As we traced the impacts of the pandemic from sector to sector and through overlapping technological themes, we ended up with a chart roughly resembling an ecosystem web. While it is far from a clean artifact, we hope it is helpful for visualizing the overlap between sectors and the common technological themes we saw connecting them.

Our sector ecosystem web, with the overarching themes in the middle and subsectors in the call outs

Final Thoughts

One trend that we saw overarchingly but which did not fit neatly into this framework was the idea of resiliency — born of COVID’s ability to reveal just how fragile our systems really are.

But by dramatically interrupting our technological and economic inertia, the pandemic has also given us the chance to fix those failure points. Herein lies the unique opportunity that characterizes disruption of this scale. If we are forced to rethink and rebuild how our society works, then we have the opportunity to build resiliency into the foundation.

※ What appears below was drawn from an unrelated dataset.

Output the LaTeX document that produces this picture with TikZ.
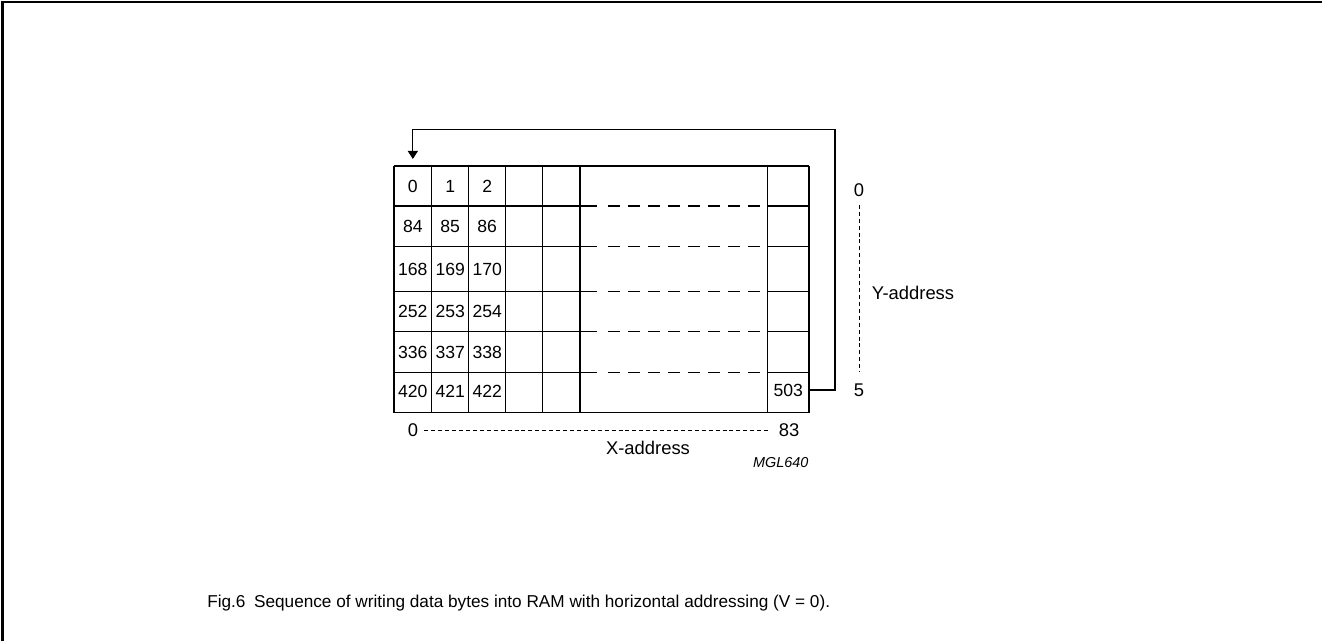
\documentclass[tikz,border=0pt]{standalone}
\usepackage{fontspec}
\setmainfont{Liberation Sans}
\usetikzlibrary{arrows.meta}
\begin{document}
\begin{tikzpicture}[x=0.75pt,y=-0.75pt,
  gridline/.style={line width=0.8pt},
  rowdash/.style={line width=0.8pt,dash pattern=on 9pt off 6pt},
  axisdash/.style={line width=0.6pt,dash pattern=on 3pt off 2.2pt},
  celltxt/.style={inner sep=0pt,font=\fontsize{13.2}{15}\selectfont},
  lbl/.style={inner sep=0pt,font=\fontsize{13.8}{16}\selectfont},
  cellbox/.style={inner sep=0pt,minimum width=28.3pt,minimum height=30pt,font=\fontsize{13.2}{15}\selectfont}]
\useasboundingbox (0,0) rectangle (1322,641);
% frame (left and top only)
\draw[line width=1.5pt] (2.5,641) -- (2.5,2.5) -- (1322,2.5);
% vertical grid lines
\foreach \x in {394,431.7,468.7,505.7,542.7,580,767.7,809}
  \draw[gridline] (\x,166) -- (\x,412.7);
% top and bottom
\draw[gridline] (394,166) -- (809,166);
\draw[gridline] (394,412.7) -- (809,412.7);
% interior rows
\foreach \y in {206,246.7,291.7,331.7,372.3}{
  \draw[gridline] (394,\y) -- (596.7,\y);
  \draw[rowdash] (608,\y) -- (760,\y);
  \draw[gridline] (767.7,\y) -- (809,\y);
}
% cells
\node[cellbox] (c00) at (412.85,186) {0};
\node[celltxt] (c01) at (450.2,186) {1};
\node[celltxt] (c02) at (487.2,186) {2};
\node[celltxt] (c10) at (412.85,226.4) {84};
\node[celltxt] (c11) at (450.2,226.4) {85};
\node[celltxt] (c12) at (487.2,226.4) {86};
\node[celltxt] (c20) at (412.85,269.2) {168};
\node[celltxt] (c21) at (450.2,269.2) {169};
\node[celltxt] (c22) at (487.2,269.2) {170};
\node[celltxt] (c30) at (412.85,311.7) {252};
\node[celltxt] (c31) at (450.2,311.7) {253};
\node[celltxt] (c32) at (487.2,311.7) {254};
\node[celltxt] (c40) at (412.85,352) {336};
\node[celltxt] (c41) at (450.2,352) {337};
\node[celltxt] (c42) at (487.2,352) {338};
\node[celltxt] (c50) at (412.85,391) {420};
\node[celltxt] (c51) at (450.2,391) {421};
\node[celltxt] (c52) at (487.2,391) {422};
\node[cellbox,minimum width=31pt] (c53) at (788.35,390) {503};
% return arrow
\coordinate (tr) at (835,129.3);
\coordinate (tip) at (412.85,159);
\draw[gridline,-{Triangle[length=6pt,width=7.5pt]}] (c53.east) -| (tr) -| (tip);
% X address
\node[lbl] (x0) at (413,430) {0};
\node[lbl] (x83) at (789,430) {83};
\draw[axisdash] (x0.east) ++(6,0) coordinate (xa) -- ([xshift=-7.5pt]x83.west);
\node[lbl] (xaddr) at (648,448) {X-address};
\node[inner sep=0pt,font=\fontsize{10.8}{12}\selectfont\itshape] (mgl) at (780.7,463) {MGL640};
% Y address
\node[lbl] (y0) at (859,190) {0};
\node[lbl] (y5) at (859,390) {5};
\draw[axisdash] ([yshift=-6pt]y0.south) -- ([yshift=9pt]y5.north);
\node[lbl,anchor=west] (yaddr) at (871.7,293) {Y-address};
% caption
\node[inner sep=0pt,anchor=west,font=\fontsize{12.9}{15}\selectfont] (cap) at (207,603) {Fig.6\hspace{0.5em}Sequence of writing data bytes into RAM with horizontal addressing (V = 0).};
\end{tikzpicture}
\end{document}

This opportunity feels like a timely one given some of the larger environmental, social, and economic crises that are looming. And it’s possible that the disruption brought by COVID serves as a tipping point for some of the transformational structural changes we need to alter our current trajectory.

For now, we wanted to offer up this thought experiment as a way to spark conversation around some of the more tangible and direct opportunities for innovation as a result of COVID. Our analysis is far from certain and certainly non-exhaustive. What is clear is that a dramatic paradigm shift brings with it the opportunity and impetus for large, structural changes and we are excited to witness and hopefully play a part in it.